--- Start MATERIAL ---

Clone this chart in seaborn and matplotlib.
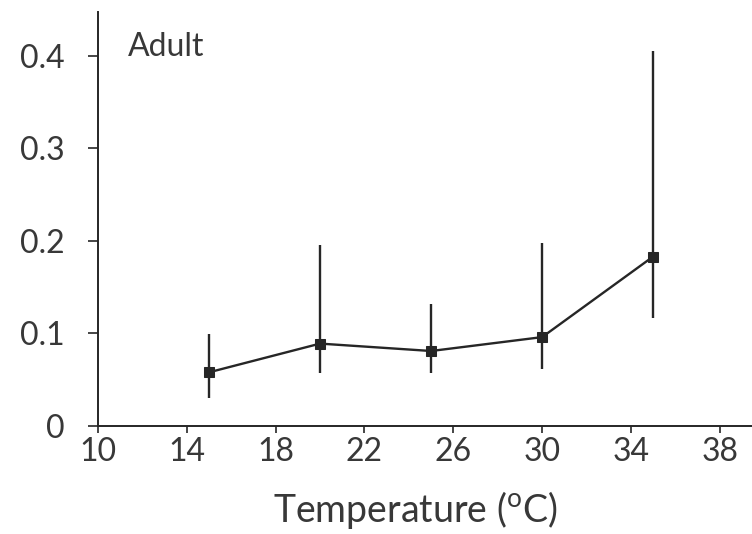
import pandas as pd
import matplotlib
matplotlib.use("Agg")
import matplotlib.pyplot as plt
import seaborn as sns

# values
temperature = [15, 20, 25, 30, 35]
mean_val = [0.058, 0.089, 0.081, 0.096, 0.183]
err_low = [0.030, 0.057, 0.057, 0.062, 0.117]
err_high = [0.099, 0.195, 0.132, 0.198, 0.405]

xticks = [10, 14, 18, 22, 26, 30, 34, 38]
yticks = [0, 0.1, 0.2, 0.3, 0.4]
ytick_labels = ["0", "0.1", "0.2", "0.3", "0.4"]

df = pd.DataFrame({"temp": temperature, "mean": mean_val,
                   "lo": err_low, "hi": err_high})

sns.set_style("ticks")
plt.rcParams['font.family'] = ['Lato', 'DejaVu Sans']
plt.rcParams['font.weight'] = 'normal'
plt.rcParams['mathtext.fontset'] = 'custom'
plt.rcParams['mathtext.rm'] = 'Lato'

fig = plt.figure(figsize=(7.52, 5.34), dpi=100)
ax = fig.add_axes([0.1303, 0.2022, 0.8697, 0.7753])

col = "#262626"
txt = "#383838"
ax.vlines(df["temp"], df["lo"], df["hi"], color=col, linewidth=1.7)
sns.lineplot(data=df, x="temp", y="mean", ax=ax, color=col, linewidth=1.7,
             marker="s", markersize=7, markeredgecolor=col, markerfacecolor=col)

ax.set_xlim(10, 39.45)
ax.set_ylim(0, 0.447)
ax.set_xticks(xticks)
ax.set_yticks(yticks)
ax.set_yticklabels(ytick_labels)

for s in ["top", "right"]:
    ax.spines[s].set_visible(False)
for s in ["left", "bottom"]:
    ax.spines[s].set_color(col)
    ax.spines[s].set_linewidth(1.4)

ax.tick_params(axis="y", direction="out", length=7, width=1.2, pad=17,
               labelsize=23, colors=col, labelcolor=txt)
ax.tick_params(axis="x", direction="out", length=5, width=1.2, pad=3,
               labelsize=23, colors=col, labelcolor=txt)

ax.set_xlabel("Temperature ($^{\\mathrm{o}}$C)", fontsize=27, color=txt)
ax.xaxis.set_label_coords(0.486, -0.153)
ax.set_ylabel("")
ax.text(11.35, 0.399, "Adult", fontsize=23, color=txt, va="baseline")

plt.savefig("out.png", dpi=100)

--- End MATERIAL ---

● **WHAT THE TASK REQUIRES**
Please set down each line of the data above exactly as written, without the pictures.

● **TASK ANSWER**
Clone this chart in seaborn and matplotlib.
import pandas as pd
import matplotlib
matplotlib.use("Agg")
import matplotlib.pyplot as plt
import seaborn as sns

# values
temperature = [15, 20, 25, 30, 35]
mean_val = [0.058, 0.089, 0.081, 0.096, 0.183]
err_low = [0.030, 0.057, 0.057, 0.062, 0.117]
err_high = [0.099, 0.195, 0.132, 0.198, 0.405]

xticks = [10, 14, 18, 22, 26, 30, 34, 38]
yticks = [0, 0.1, 0.2, 0.3, 0.4]
ytick_labels = ["0", "0.1", "0.2", "0.3", "0.4"]

df = pd.DataFrame({"temp": temperature, "mean": mean_val,
                   "lo": err_low, "hi": err_high})

sns.set_style("ticks")
plt.rcParams['font.family'] = ['Lato', 'DejaVu Sans']
plt.rcParams['font.weight'] = 'normal'
plt.rcParams['mathtext.fontset'] = 'custom'
plt.rcParams['mathtext.rm'] = 'Lato'

fig = plt.figure(figsize=(7.52, 5.34), dpi=100)
ax = fig.add_axes([0.1303, 0.2022, 0.8697, 0.7753])

col = "#262626"
txt = "#383838"
ax.vlines(df["temp"], df["lo"], df["hi"], color=col, linewidth=1.7)
sns.lineplot(data=df, x="temp", y="mean", ax=ax, color=col, linewidth=1.7,
             marker="s", markersize=7, markeredgecolor=col, markerfacecolor=col)

ax.set_xlim(10, 39.45)
ax.set_ylim(0, 0.447)
ax.set_xticks(xticks)
ax.set_yticks(yticks)
ax.set_yticklabels(ytick_labels)

for s in ["top", "right"]:
    ax.spines[s].set_visible(False)
for s in ["left", "bottom"]:
    ax.spines[s].set_color(col)
    ax.spines[s].set_linewidth(1.4)

ax.tick_params(axis="y", direction="out", length=7, width=1.2, pad=17,
               labelsize=23, colors=col, labelcolor=txt)
ax.tick_params(axis="x", direction="out", length=5, width=1.2, pad=3,
               labelsize=23, colors=col, labelcolor=txt)

ax.set_xlabel("Temperature ($^{\\mathrm{o}}$C)", fontsize=27, color=txt)
ax.xaxis.set_label_coords(0.486, -0.153)
ax.set_ylabel("")
ax.text(11.35, 0.399, "Adult", fontsize=23, color=txt, va="baseline")

plt.savefig("out.png", dpi=100)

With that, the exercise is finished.